Is your organization getting physical security right?
For most organizations (and especially for tech companies), the physical security of data centers and headquarters is of the utmost importance.
As Tim Roberts, a senior security consultant with NTT Security’s Threat Services group, duly points out, “it won’t matter if your data is encrypted or how secure your virtual network is if an attacker just walks in the door and gains access physically.”
The most common physical security breach tools and tactics
Roberts and his colleague Brent White are using a wide assortment of tricks to gain access to customers’ sites: they’re tailgating, installing rogue access points, staying in nearby hotel rooms and using high gain DBI antennas to change network configurations, impersonating employees and contractors, and more.
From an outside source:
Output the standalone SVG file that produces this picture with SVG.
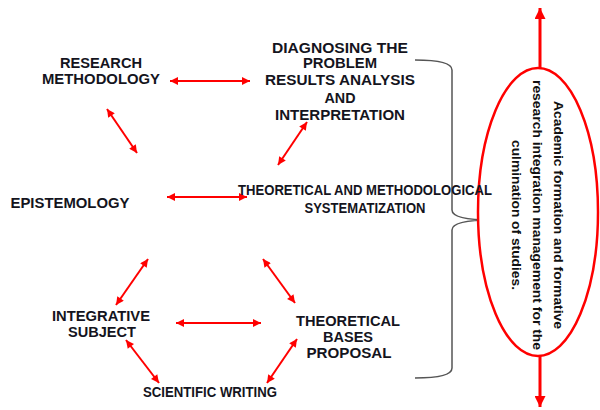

The human behavior element is usually over looked when it comes to tightening physical security, Roberts told Help Net Security. For example, employees often hold the door open when someone is about to “badge in” behind them.
“You just have to look like you work there and have something around your neck or at your hip. Employees rarely pay attention to the badge reader – they just look for the motion of the employee behind them holding their badge up to the reader,” he shared.
“In our experience running penetration tests for our clients, we’ve been able to bypass retinal scanners just because we were piggybacking with a blank HID badge and pretended to scan our eyes.”
White added that failing to achieve physical security can be as simple as not having a door configured correctly.
Sometimes even a canned air canister will do the trick, as request-to-exit sensors are usually placed way too close to doors. By blowing canned air underneath an access restricted door, the temperature fluctuation will allow them to trip the door from the inside and open it from the outside.
“More sophisticated attacks can include cloning low frequency and high frequency HID badges. Cloning tools make these badges pretty easy to enumerate, clone and replicate if you get close enough to someone,” Roberts added.
Pretending to be an employee or an auditor is usually a good way to gain access to restricted areas, whether they are offices or data centers. The pretext of installing network upgrades works well for creating a sense of urgency and making employees and even executives let them in. The resulting direct access to computers and workstations means that installing keyloggers can be done in a flash.
Advice for defenders
There are standardized physical access control frameworks organizations can follow to make sure they get that aspect of security right. NIST’s is a good example, but there are others as well.
Standardized physical security controls include access controls, monitoring, perimeter security, badges, motion detectors, and so on, but defenders should also consider implementing compensating controls (e.g., intrusion detection systems that alert on motion, if someone attempts to enter over or under walls).
“There are high-security access solutions, such as Boon Edam, which can help mitigate piggybacking and tailgating. Some of these types of security controls also have radio technology built in, which can detect weapons and even do physical recognition – identifying whether the badge ID matches the height of the individual trying to enter through the door, or if there is more than one person trying to enter at the same time,” White noted.
It’s important to ensure that badge readers are MFA-enabled. Biometrics (thumbprint, iris scan) as the second authentication factor is preferred, but even using a PIN code makes it more difficult for an attacker to mount a successful attack.
Making sure that the doors and access controls are installed and configured correctly and according to manufacturer specifications is also a must, and having trained security officers patrolling the campus bolsters the intrusion detection system and monitors with a physical presence.
“Cameras might not stop someone from breaching a security zone if they’re determined,” White noted. “Also, make sure your guards are monitoring the cameras and there are stringent log management protocols in place.”
Both Roberts and White advised defenders to try to think like an attacker when looking to improve their organization’s physical security.
But the human element is the most important, they noted, and ensuring the staff has a high level of security awareness is the number one best practice – even more important than physical controls.
“It’s critical that you train your employees to intercept and ask questions to people that look out of place and know the proper escalation procedures to follow,” White added.
Roberts pointed out the need for physical security to be a proactive, company-wide and ongoing effort that begins with training.
“Employees need to be trained in both best cyber and physical security threats to know what to look for, but make sure it’s [part of creating] a culture of security, not a just a one-time or annual training requirement within your organization,” he added.
“Your employees need to be actively looking for things that seem out of place, not just going through their day-to-day routine.”